No se trata de un padre y su hijo, sino –imagínense– a Harpo Marx en un campo de concentración que se propone salvar a su hijo sin dejar por un instante de ser Harpo. O sea que la oposición que recorre la película no es la maniquea de buenos y malos, sino algo menos usual que, por tratarse de Harpo, podríamos caracterizar como debilidad mental versus barbarie.
Primo Levi cuenta en Si esto es Hombre que un personaje perfectamente adaptado y a quien la dureza de la vida del campo parecía no preocuparle ni restarle fuerzas psíquicas era un psicótico. Alguien que en época de paz estaría encerrado en un manicomio. La debilidad mental roza la psicosis sólo porque también se la encierra, pero a diferencia de ésta ejerce una lucidez inextinguible e indoblegable. Otro personaje, con quien se puede comparar a Benigni y sus estrategias disparatadas –y éste es mucho más evidente porque sus films siempre plantean un mundo inhóspito e inextricable– es Buster Keaton. ¿Se imaginan al buen Buster lidiando contra el terror nazi? El terror y no las pantomimas de los alemanes en el burlesque de Chaplin.
Para que quede claro: Benigni no hace de los nazis algo dialectizable, sino que los muestra con una dureza poco usual en el cine, inabordables, fríos y con los que no existe la menor comunicación. Justamente esta distancia infranqueable entre prisioneros y carceleros –el desconocimiento de la lengua alemana por parte de los prisioneros italianos como elemento de terror no es un dato menor en las crónicas de Levi– es lo que permite la estrategia del idiota, que es una estrategia a todo o nada, mediante la liberación del lenguaje a través de los acertijos, juegos de palabras y traducciones alocadas que inundan los diálogos de la película.

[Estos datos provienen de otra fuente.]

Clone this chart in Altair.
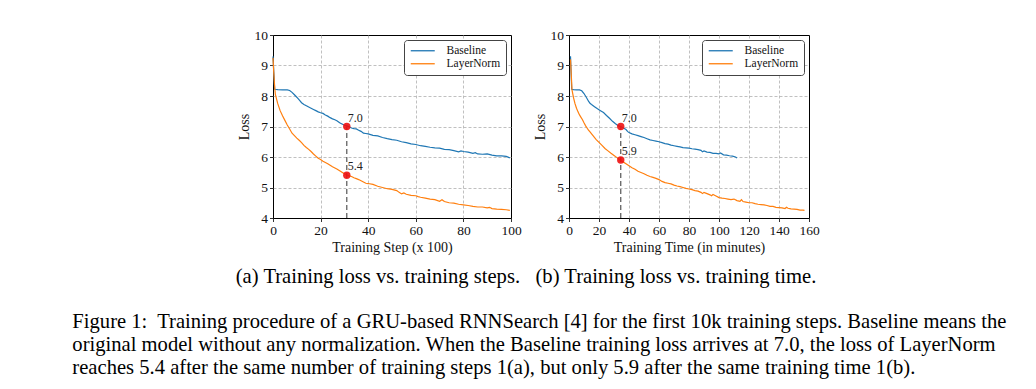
import altair as alt
import pandas as pd

series_names = ["Baseline", "LayerNorm"]
series_colors = ["#1f77b4", "#ff7f0e"]

# (a) loss vs training steps (x 100)
step_base_x = [0, 0.7, 2, 4, 6, 7, 8, 9, 10, 11, 12, 13, 14, 15, 16, 17, 18, 19, 20, 21, 22, 23, 24, 25,
               26, 27, 28, 29, 30, 31, 32, 33, 34, 35, 36, 37, 38, 39, 40, 42, 44, 46, 48, 50, 52, 54, 56,
               58, 60, 62, 64, 66, 68, 70, 72, 74, 76, 78, 79, 80, 82, 84, 85, 86, 88, 90, 92, 94, 96, 98, 99.5]
step_base_y = [9.3, 8.22, 8.21, 8.2, 8.2, 8.18, 8.12, 8.04, 7.96, 7.87, 7.78, 7.72, 7.68, 7.64, 7.60, 7.56,
               7.52, 7.48, 7.45, 7.43, 7.38, 7.34, 7.29, 7.25, 7.22, 7.18, 7.12, 7.08, 7.04, 7.02, 6.99, 6.95,
               6.93, 6.92, 6.88, 6.84, 6.78, 6.77, 6.76, 6.71, 6.69, 6.64, 6.60, 6.57, 6.55, 6.50, 6.47, 6.43,
               6.41, 6.37, 6.35, 6.32, 6.30, 6.29, 6.25, 6.24, 6.21, 6.17, 6.20, 6.18, 6.16, 6.12, 6.14, 6.10,
               6.09, 6.10, 6.06, 6.04, 6.04, 6.02, 5.97]
step_ln_x = [0, 0.3, 0.7, 1, 1.5, 2, 3, 4, 5, 6, 7, 8, 9, 10, 11, 12, 13, 14, 15, 16, 17, 18, 19, 20, 21,
             22, 23, 24, 25, 26, 27, 28, 29, 30, 31, 32, 33, 34, 35, 36, 37, 38, 39, 40, 42, 44, 46, 48, 50,
             52, 53, 54, 55, 56, 58, 60, 61, 62, 64, 66, 68, 70, 71, 72, 74, 76, 78, 80, 82, 84, 86, 88, 90,
             91, 92, 94, 96, 98, 99.5]
step_ln_y = [9.25, 8.8, 8.3, 8.05, 7.9, 7.75, 7.52, 7.35, 7.2, 7.05, 6.92, 6.78, 6.7, 6.62, 6.55, 6.47, 6.38,
             6.31, 6.25, 6.18, 6.1, 6.03, 5.96, 5.92, 5.86, 5.82, 5.78, 5.73, 5.68, 5.64, 5.6, 5.55, 5.5, 5.45,
             5.41, 5.38, 5.36, 5.32, 5.29, 5.26, 5.22, 5.18, 5.14, 5.13, 5.1, 5.04, 5.0, 4.96, 4.94, 4.9, 4.84,
             4.79, 4.82, 4.78, 4.74, 4.73, 4.7, 4.68, 4.65, 4.62, 4.6, 4.55, 4.6, 4.54, 4.5, 4.49, 4.45, 4.43,
             4.41, 4.38, 4.36, 4.36, 4.33, 4.35, 4.31, 4.29, 4.28, 4.27, 4.25]
step_mark_x = 31
step_mark_y = [7.0, 5.4]
step_mark_labels = ["7.0", "5.4"]

# (b) loss vs training time (minutes)
time_base_x = [1, 1.8, 3, 5, 7, 8.5, 10, 11, 12, 13, 14, 15, 17, 19, 21, 23, 25, 27, 29, 31, 33, 34.5, 36,
               38, 39, 40, 42, 44, 46, 48, 50, 52, 54, 56, 58, 60, 62, 64, 66, 68, 70, 72, 74, 76, 78, 80,
               82, 84, 86, 88, 89, 90, 92, 94, 96, 98, 100, 101, 103, 105, 107, 109, 111, 112]
time_base_y = [9.3, 8.22, 8.21, 8.2, 8.2, 8.17, 8.08, 8.0, 7.92, 7.83, 7.76, 7.72, 7.65, 7.58, 7.52, 7.46,
               7.36, 7.27, 7.17, 7.09, 7.02, 7.0, 6.96, 6.9, 6.84, 6.8, 6.76, 6.73, 6.7, 6.67, 6.64, 6.6,
               6.56, 6.54, 6.52, 6.5, 6.47, 6.44, 6.42, 6.39, 6.37, 6.35, 6.33, 6.31, 6.3, 6.29, 6.27, 6.26,
               6.24, 6.22, 6.17, 6.2, 6.16, 6.15, 6.12, 6.12, 6.1, 6.13, 6.07, 6.06, 6.04, 6.03, 6.0, 5.97]
time_ln_x = [1, 1.5, 2, 3, 4, 5, 6, 7, 8, 9, 10, 11, 12, 13, 14, 16, 18, 20, 22, 24, 26, 28, 30, 32, 34,
             36, 38, 40, 42, 44, 46, 48, 50, 52, 54, 56, 58, 60, 62, 64, 66, 68, 70, 72, 74, 76, 78, 80, 82,
             84, 86, 88, 89, 90, 92, 94, 95, 96, 98, 100, 102, 104, 106, 108, 110, 112, 114, 115, 116, 118,
             120, 122, 124, 126, 128, 130, 132, 134, 136, 138, 140, 142, 144, 145, 146, 148, 150, 152, 154,
             156, 157]
time_ln_y = [9.2, 8.7, 8.2, 7.95, 7.75, 7.6, 7.48, 7.38, 7.3, 7.22, 7.12, 7.03, 6.95, 6.88, 6.82, 6.7, 6.58,
             6.48, 6.38, 6.28, 6.2, 6.12, 6.05, 5.98, 5.9, 5.84, 5.78, 5.71, 5.65, 5.6, 5.53, 5.49, 5.45, 5.4,
             5.36, 5.33, 5.3, 5.26, 5.2, 5.16, 5.14, 5.12, 5.08, 5.05, 5.03, 5.0, 4.97, 4.95, 4.93, 4.9, 4.88,
             4.84, 4.8, 4.84, 4.8, 4.76, 4.73, 4.77, 4.72, 4.67, 4.65, 4.64, 4.62, 4.6, 4.62, 4.57, 4.55, 4.6,
             4.54, 4.52, 4.5, 4.5, 4.47, 4.45, 4.44, 4.43, 4.41, 4.38, 4.38, 4.35, 4.34, 4.33, 4.31, 4.35, 4.32,
             4.3, 4.29, 4.28, 4.26, 4.26, 4.25]
time_mark_x = 34.5
time_mark_y = [7.0, 5.9]
time_mark_labels = ["7.0", "5.9"]

y_ticks = [4, 5, 6, 7, 8, 9, 10]
step_ticks = [0, 20, 40, 60, 80, 100]
time_ticks = [0, 20, 40, 60, 80, 100, 120, 140, 160]

caption_ab = "(a) Training loss vs. training steps.\u00a0\u00a0 (b) Training loss vs. training time."
caption_fig = [
    "Figure 1:\u00a0 Training procedure of a GRU-based RNNSearch [4] for the first 10k training steps. Baseline means the",
    "original model without any normalization. When the Baseline training loss arrives at 7.0, the loss of LayerNorm",
    "reaches 5.4 after the same number of training steps 1(a), but only 5.9 after the same training time 1(b).",
]

SERIF = "Liberation Serif"


def panel(bx, by, lx, ly, mx, my, mlabels, xmax, xticks, xtitle, width):
    lines_df = pd.concat([
        pd.DataFrame({"x": bx, "loss": by, "series": series_names[0]}),
        pd.DataFrame({"x": lx, "loss": ly, "series": series_names[1]}),
    ])
    edge_x = f"datum.value == 0 || datum.value == {xmax}"
    xaxis = alt.Axis(values=xticks, title=xtitle, labelOverlap=False, labelFlush=False,
                     gridOpacity={"condition": {"test": edge_x, "value": 0}, "value": 1})
    yaxis = alt.Axis(values=y_ticks, title="Loss", labelOverlap=False, labelFlush=False,
                     gridOpacity={"condition": {"test": "datum.value == 4 || datum.value == 10",
                                                "value": 0}, "value": 1})
    xscale = alt.Scale(domain=[0, xmax], nice=False)
    yscale = alt.Scale(domain=[4, 10], nice=False)

    def X(f):
        return alt.X(f, scale=xscale, axis=xaxis)

    def Y(f):
        return alt.Y(f, scale=yscale, axis=yaxis)

    lines = alt.Chart(lines_df).mark_line(strokeWidth=1.2).encode(
        x=X("x:Q"), y=Y("loss:Q"),
        color=alt.Color("series:N", scale=alt.Scale(domain=series_names, range=series_colors),
                        legend=alt.Legend(title=None, orient="top-right")),
    )
    mark_df = pd.DataFrame({"x": [mx] * len(my), "loss": my, "label": mlabels})
    rule_df = pd.DataFrame({"x": [mx], "lo": [4], "hi": [max(my)]})
    rule = alt.Chart(rule_df).mark_rule(color="#555555", strokeDash=[5, 3], strokeWidth=1.2).encode(
        x=X("x:Q"), y=Y("lo:Q"), y2="hi:Q")
    pts = alt.Chart(mark_df).mark_circle(color="#ee1111", size=55, opacity=0.9).encode(
        x=X("x:Q"), y=Y("loss:Q"))
    txt = alt.Chart(mark_df).mark_text(align="left", baseline="bottom", dx=1, dy=-2, font=SERIF,
                                       fontSize=12, color="#222222").encode(
        x=X("x:Q"), y=Y("loss:Q"), text="label:N")
    return alt.layer(lines, rule, pts, txt).properties(width=width, height=183)


left = panel(step_base_x, step_base_y, step_ln_x, step_ln_y, step_mark_x, step_mark_y, step_mark_labels,
             100, step_ticks, "Training Step (x 100)", 238)
right = panel(time_base_x, time_base_y, time_ln_x, time_ln_y, time_mark_x, time_mark_y, time_mark_labels,
              160, time_ticks, "Training Time (in minutes)", 240)

top = alt.hconcat(left, right, spacing=10).resolve_legend(color="independent").resolve_scale(
    x="independent").properties(
    title=alt.TitleParams(text=caption_ab, orient="bottom", anchor="middle", font=SERIF, fontSize=20.6,
                          fontWeight="normal", color="black", offset=12, dx=-2)
)

chart = alt.vconcat(top).properties(
    title=alt.TitleParams(text=caption_fig, orient="bottom", anchor="start", align="left", dx=-163,
                          font=SERIF, fontSize=20.6, fontWeight="normal", color="black", lineHeight=23,
                          offset=25),
    padding={"left": 64, "top": 19, "right": 5, "bottom": 5},
).configure_view(
    stroke="#000000", strokeWidth=1
).configure_axis(
    grid=True, gridColor="#b0b0b0", gridDash=[3, 2], gridWidth=0.8,
    domain=False, tickColor="#000000", tickSize=3.5, tickWidth=0.8,
    labelFont=SERIF, labelFontSize=13.5, labelColor="#111111", labelPadding=2, labelOverlap=False,
    titleFont=SERIF, titleFontSize=14, titleFontWeight="normal", titleColor="#111111", titlePadding=3,
).configure_legend(
    strokeColor="#444444", fillColor="#ffffff", cornerRadius=3, padding=5, offset=5,
    labelFont=SERIF, labelFontSize=11.5, labelColor="#111111", symbolType="M-1,0H5",
    symbolSize=64, symbolStrokeWidth=1.3, rowPadding=0, labelOffset=26,
)

chart.save("out.html", embed_options={"renderer": "svg", "actions": False})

Como no es fácil ser Harpo o Keaton y sería difícil sin una presentación y un desarrollo adecuados, Benigni se toma el trabajo durante toda la primera parte de la película de construir su personaje mostrándonos hasta qué punto es un tarado con ideas y deseos muy claros, que además se las ingenia –insistencia mediante– para obtener lo que quiere.

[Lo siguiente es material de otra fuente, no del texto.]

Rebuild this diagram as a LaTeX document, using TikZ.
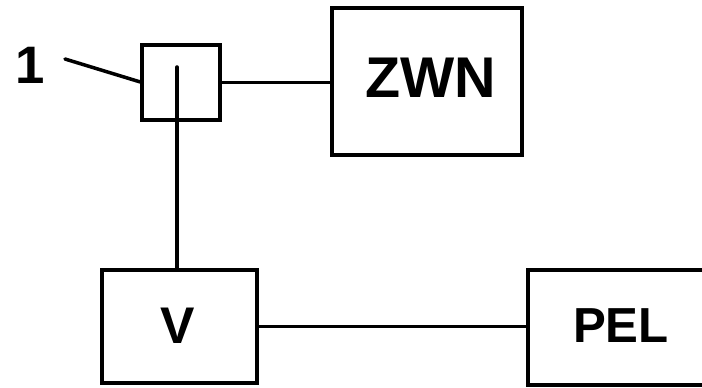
\documentclass[tikz,border=0pt]{standalone}
\usepackage{fontspec}
\setmainfont{Liberation Sans}
\usetikzlibrary{positioning,calc}

\begin{document}
\begin{tikzpicture}[x=0.3mm,y=-0.3mm,line width=3pt,line cap=round,
  blk/.style={draw,line width=3pt,inner sep=0pt,outer sep=0pt},
  lbl/.style={font=\bfseries\fontsize{#1}{#1}\selectfont}]
  \clip (0,0) rectangle (702,387);
  % blocks
  \node[blk,minimum width=23.4mm,minimum height=22.5mm] (relay) at (181,82.5) {};
  \node[blk,minimum width=57mm,minimum height=44.1mm] (zwn) at (427,81.5) {};
  \node[blk,minimum width=46.5mm,minimum height=33.9mm] (volt) at (179.5,326.5) {};
  \node[blk,minimum width=63.6mm,minimum height=34.5mm] (pel) at (634,327.5) {};
  % texts
  \node[lbl=49] at (431,78) {ZWN};
  \node[lbl=44] at (178,326) {V};
  \node[lbl=42] at (621,326) {PEL};
  \node[lbl=45,inner sep=0pt] (one) at (30,65) {1};
  % connectors
  \coordinate (lead) at (65,59);
  \coordinate (tap) at (177,67);
  \draw (lead) -- (relay.west);
  \draw (relay.east) -- (relay.east -| zwn.west);
  \draw (tap) -- (tap |- volt.north);
  \draw (volt.east) -- (volt.east -| pel.west);
\end{tikzpicture}
\end{document}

La primera parte transcurre en un pintoresco mundo de comedia. Un pequeño pueblo piamontés, sus personajes, el fascismo a la italiana y Benigni dedicado a trabajar de mozo en el hotel más importante del pueblo. El tema central es el amor, y no falta la mujer que se puede enamorar del feo e imprevisible pero insistente joven. Tienen un hijo que aparece –gracias a una elipsis– ya con unos cuatro años. Son felices y él ama profundamente a su hijo. Unos pocos minutos más y es lo que tardan en aparecer los nazis que illico los embarcan en un tren camino al Lager. Ahora el apacible pueblo cambia por un paisaje de terror que Benigni –inteligentemente– no se encarga de pintar. El lugar está allí funcionalmente, no es realista aunque el decorado sirva a los fines de ser un campo de concentración. La preocupación contraria es lo que hubiese dado pie a la obscenidad, ya que la imagen no puede estar nunca a nivel deeso e inevitablemente será un artificio del realismo para alentar el voyeurismo barato del espectador. No obstante no se trata de un film formalista, pues hay algo de la austeridad de Lancelot du Lac de Bresson.
Pero no sólo la relación contranatura comedia/terror es lo que produce estupor en el espectador (emoción inhabitual en el cine y que hace de La Vita... un film único), ya que la puesta en escena no elude sino que promueve el consabido mecanismo de identificación imaginaria con el personaje, aunque esta vez no tenemos a Bogart o a Gibson frente a nosotros, sino a un idiota imprevisible que sólo cuenta con su ingenio para sortear la muerte. Esto es grave y políticamente incorrecto porque no fomenta ninguna adoración de la muerte donde verter nuestras lágrimas. Quien haya leído a Primo Levi sabe que un sobreviviente siempre es mirado con desconfianza por los que piensan más tranquilos en la paz de los cementerios, y rechazan la posibilidad de que algo del orden de la verdad despunte en un libro o una película que, por sobre todas las cosas, desbarata cualquier guiño o complicidad. ¿Acaso no se le reprocha a Levi su frialdad de cronista ante el terror nazi?
Más arriba recordábamos la inadecuación entre la muerte y la comedia; la distancia entre una cosa y la otra es la que recorre La Vita e Bella, dejándonos a los espectadores con una sensación de que nos ha mostrado –al fracasar– lo impensable del Lager.